Delaney does manage to elevate the character from time to time. There’s a scene in which she confronts the Hand of God Pastor, Reverend Paul Curtis (Julian Morris), and his girlfriend, Alice (Elizabeth McLaughlin, who we’ll come back to shortly), for taking advantage of her grieving husband by offering him false hope and cashing the checks to pay for it. Spotting a glass on her fancy piano, Crystal walks over to Alice and effortlessly but deliberately slides a coaster under her drink without missing a beat in her threatening speech. With a quick motion and quicker glance, Delaney gives her character more power than any dialogue in the script.
Her daughter-in-law Jocelyn, meanwhile, is cast as the conflicted, grief-stricken, soon-to-be-widow still suffering from repressed PTSD after her rape. That’s a lot for an actress to take on, in addition to the complexity of responding to a husband who tried to kill himself because he had to watch her be raped. (That statement, in and of itself, is both reflective of the show’s attitude toward women and troubling by itself as the basis for a TV series.) Alona Tal (“Burn Notice,” “Supernatural”) does an admirable job, but frankly it’s unbelievable this woman is even up and walking around let alone worrying about appearances. The fact that she does both and somehow still remains in service to her vegetable husband, his best friend and a father-in-law who does the unspeakable to her in the very first episode, pushes the character past the edge of believability and into a writer’s device taking on too much weight.
Finally, we’re also treated to two women who are broken down to something almost solely sexual. Emayatzy Corinealdi plays Judge Harris’ high class call girl, a woman whose pride in her work and clear financial success is meant to cast her in a better light than the character ever provides for herself. Like most people in “Hand of God,” Tessie talks, a lot, but says a lot of the same things over and over again. She likes her job. She cares about Pernell. She’s not going to be judged by anyone, not even you, dear reader. She is above reproach, even if her reasons for standing by the Judge’s side become harder and harder to believe (outside of story necessity for a big twist during the season finale).

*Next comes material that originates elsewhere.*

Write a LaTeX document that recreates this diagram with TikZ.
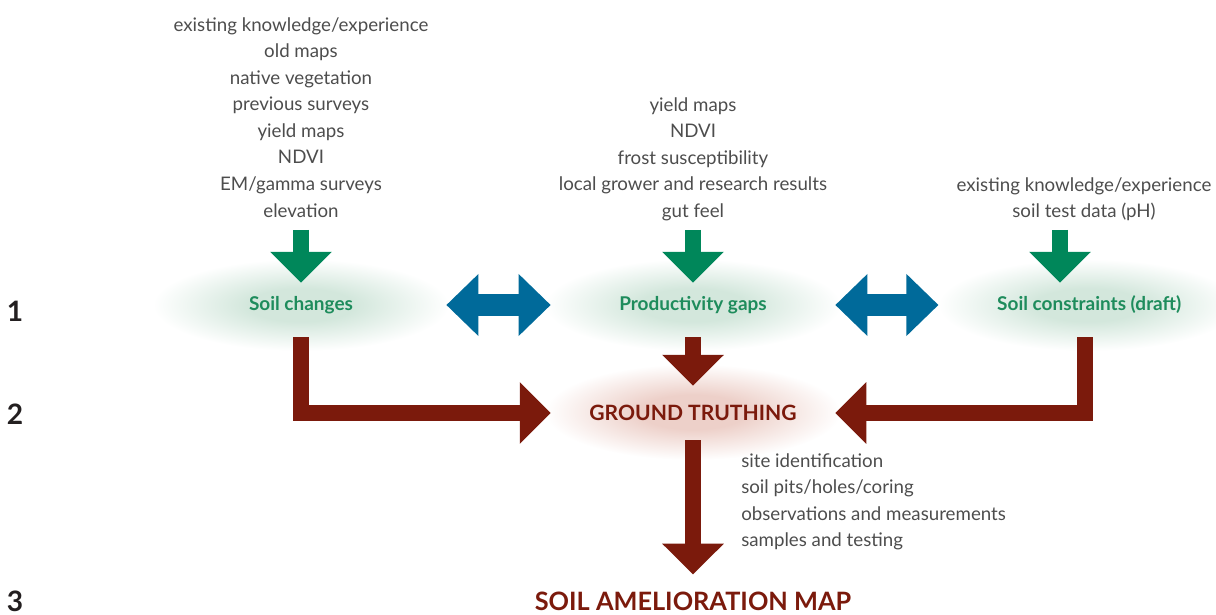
\documentclass[tikz,border=0pt]{standalone}
\usepackage{fontspec}
\setmainfont{Lato}
\usetikzlibrary{arrows.meta,positioning}

\definecolor{txtgray}{HTML}{4D4D4D}
\definecolor{numblack}{HTML}{231F20}
\definecolor{labgreen}{HTML}{1E8C5C}
\definecolor{arrgreen}{HTML}{00875A}
\definecolor{arrblue}{HTML}{006A9A}
\definecolor{arrred}{HTML}{7B1A0C}
\definecolor{glowgreen}{HTML}{D3E7DC}
\definecolor{glowred}{HTML}{EDD0C9}

\pgfdeclareradialshading{greenglow}{\pgfpoint{0bp}{0bp}}{color(0bp)=(glowgreen); color(9bp)=(glowgreen); color(25bp)=(white); color(50bp)=(white)}
\pgfdeclareradialshading{redglow}{\pgfpoint{0bp}{0bp}}{color(0bp)=(glowred); color(9bp)=(glowred); color(25bp)=(white); color(50bp)=(white)}

\tikzset{
  srctext/.style={text=txtgray, font=\fontsize{13.3}{18.9}\selectfont, align=center, inner sep=0pt},
  steptext/.style={text=labgreen, font=\bfseries\fontsize{13.5}{15}\selectfont, minimum height=45.5pt, inner sep=0pt},
  numtext/.style={text=numblack, font=\bfseries\fontsize{20}{22}\selectfont, inner sep=0pt},
  greenarrow/.style={draw=arrgreen, line width=11.38pt, -{Triangle[width=42.7pt,length=22pt]}},
  bluearrow/.style={draw=arrblue, line width=15.65pt, {Triangle[width=42.7pt,length=22.8pt]}-{Triangle[width=42.7pt,length=22.8pt]}},
  redarrow/.style={draw=arrred, line width=11.38pt, line join=miter, -{Triangle[width=42.7pt,length=22pt]}}
}

\begin{document}
\begin{tikzpicture}[x=0.025cm,y=-0.025cm]
\useasboundingbox (0,0) rectangle (1216,615);

% glows
\shade[shading=greenglow] (301,305) ellipse [x radius=148, y radius=46];
\shade[shading=greenglow] (693,305) ellipse [x radius=148, y radius=46];
\shade[shading=greenglow] (1088,305) ellipse [x radius=150, y radius=46];
\shade[shading=redglow] (693,412) ellipse [x radius=148, y radius=48];

% row numbers
\node[numtext] (row1) at (15,311) {1};
\node[numtext] (row2) at (15,414) {2};
\node[numtext] (row3) at (15,601) {3};

% inputs
\node[srctext, anchor=north] (changesSrc) at (301,17) {existing knowledge/experience\\old maps\\native vegetation\\previous surveys\\yield maps\\NDVI\\EM/gamma surveys\\elevation};
\node[srctext, anchor=north] (gapsSrc) at (693,97) {yield maps\\NDVI\\frost susceptibility\\local grower and research results\\gut feel};
\node[srctext, anchor=north] (constrSrc) at (1084,177) {existing knowledge/experience\\soil test data (pH)};
\node[srctext, align=left, anchor=north west] (truthSrc) at (741,453) {site identification\\soil pits/holes/coring\\observations and measurements\\samples and testing};

% steps
\node[steptext, minimum width=206.3pt] (changes) at (301,305) {Soil changes};
\node[steptext, minimum width=202pt] (gaps) at (693,305) {Productivity gaps};
\node[steptext, minimum width=208pt] (constraints) at (1085,305) {\hspace{6pt}Soil constraints (draft)};
\node[text=arrred, font=\bfseries\fontsize{15}{18}\selectfont, minimum width=202pt, minimum height=38.4pt, inner sep=0pt] (truth) at (693,413) {GROUND TRUTHING};
\node[text=arrred, font=\bfseries\fontsize{18}{22}\selectfont, inner xsep=0pt, inner ysep=12pt] (map) at (693,601) {SOIL AMELIORATION MAP};

\coordinate (changesIn) at (301,230);
\coordinate (gapsIn) at (693,230);
\coordinate (constrIn) at (1060,230);

% arrows
\draw[greenarrow, shorten >=-7.1pt] (changesIn) -- (changes.north);
\draw[greenarrow, shorten >=-7.1pt] (gapsIn) -- (gaps.north);
\draw[greenarrow, shorten >=-7.1pt] (constrIn) -- (constrIn |- constraints.north);

\draw[bluearrow] (changes.east) -- (gaps.west);
\draw[bluearrow] (gaps.east) -- (constraints.west);

\draw[redarrow] (changes.south) |- (truth.west);
\draw[redarrow] (gaps.south) -- (truth.north);
\draw[redarrow] (constraints.south) |- (truth.east);
\draw[redarrow] (truth.south) -- (map.north);

\end{tikzpicture}
\end{document}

Both Tessie and Alice, the Reverend’s girlfriend, are also shown
one five too many times in awkward sexual encounters, with the latter suffering one scene of being leered at by a creepy ex-con played by Garrett Dillahunt. Though meant to convey his legitimate interest in her (as well as his ability to restrain himself, as he has a predilection for violent outbursts), the thread only leads to more servitude for yet another female character who’s not as defined as she claims to be. “Hand of God” may catch most of its flack for its shallow representation of faith, but even the Bible treats women better than this.